Glendo Principal Stanetta Twiford informed one of the students after lunch that she and the other students were not allowed to pray during lunch because it could be construed as inflicting their religion onto the other students. She instead instructed them to get permission to go into the hallway or gym to do their prayer gathering out of the view of other students. The students were also told by a social studies teacher that praying in the cafeteria was a violation of church and state, according to the Post.
After the students told Roark not being allowed to pray in the cafeteria during lunch, he sent the principal information explaining that children had the legal right to pray during lunch.
Roark reportedly approached Twiford at a school basketball game within the same week as the exchange of information, and she again "rejected the request," indicating that allowing them to pray in the cafeteria would force other students to be a "captive audience."
Roark then left messages for Platte County School District No. 1 Superintendent Dennis Fischer, who upheld Twiford's action by citing the American Civil Liberties Union, stating school officials have the right to stop prayer gatherings in the cafeteria because it would have "compelled other students to participate."
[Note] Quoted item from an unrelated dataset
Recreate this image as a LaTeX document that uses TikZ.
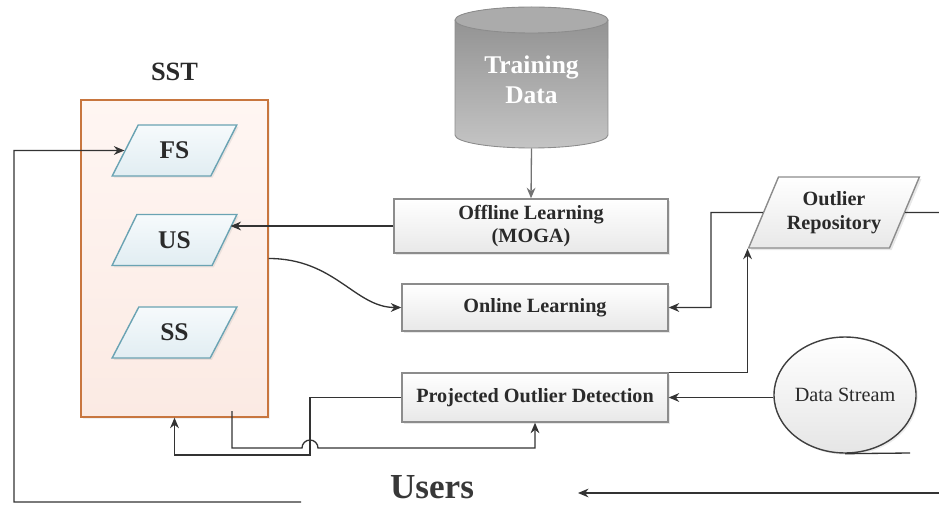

Roark contacted the Alliance Defending Freedom, which sent a demand letter on Dec. 4 to Fischer, Twiford and the school district's attorney stating that the school has two weeks to allow the students to pray or it would consider filing a lawsuit against the school district, reports FaithIt.
"We write to inform you that this cafeteria prayer ban violates the First Amendment. The First Amendment requires schools to allow student speech so long as the speech is not materially and substantially disruptive," the letter written by ADF attorney Jonathan Scruggs states.
"Students in the cafeteria are not captive audiences because they can leave at any time or turn away from the quiet prayer in the corner."
"Further, students in the cafeteria are no more a captive audience than students in the hallway or students on a playground," the letter adds.
"Contrary to ACLU's analysis, high school students can indeed pray in the cafeteria in the presence of others, and praying students need not be shuffled off to broom closets. The First Amendment protects the right to pray, not just in private but in public too."
Last Thursday, Fischer sent a follow-up letter to ADF explaining that the school district has reversed its decision and will now allow the students to pray in the cafeteria during lunch.